L'année suivante, il fit hommage de sa terre à Marie de Berry. Cependant la terre d'Oradour relevait de Pierrefort et c'était au seigneur baron de Pierrefort que ses possesseurs devaient rendre hommage féodal.

Les seigneurs d'Oradour avaient jusqu'alors rempli fidèlement ce devoir, mais Urbain d'Oradour, qui voyait grandir l'éclat de sa maison, répugnait sans doute à se reconnaître vassal de son voisin de Pierrefort et ce fut probablement pour échapper à cette sujétion qu'il hommage à Marie de Berry. Malgré cela le seigneur de Pierrefort demeura le suzerain de celui d'Oradour.

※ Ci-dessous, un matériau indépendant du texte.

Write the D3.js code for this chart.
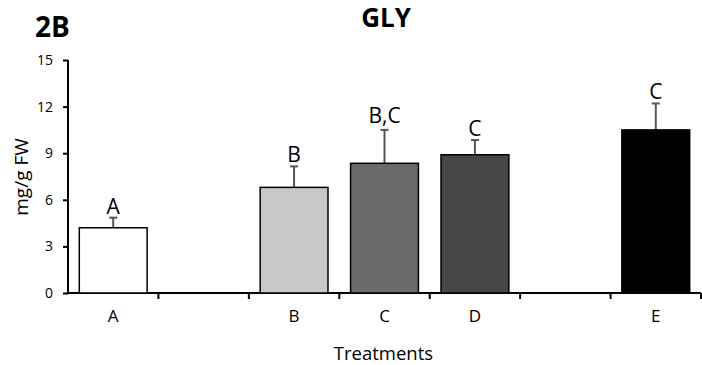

Urbain d'Oradour mourut avant le 8 novembre 1442.

Robert II d'Oradour fils du précédent, seigneur d'Oradour, Bétheil et autres lieux, avait épousé en 1436, Catherine de Vassel, fille de Lionet de Vassel, sgr. de St-Amand Tallende, de la Tour-Fondue en Limagne.

Robert II se trouva donc possessionné en Basse-Auvergne par son mariage et ce fut pour sa famille, le commencement de l'exode. Encore quelques générations et les Oradour quitteront définitivement le pays pour aller se fixer en Limagne à St-Gervazy et à Sarlan.

Robert II eut de nombreux enfants.

Suit la généalogie de la famille d'Oradour jusqu'en 1628.

La terre d'Oradour fut vendue avant 1584 à la famille de Jonchères de Belveseix qui la garda pendant quatre générations.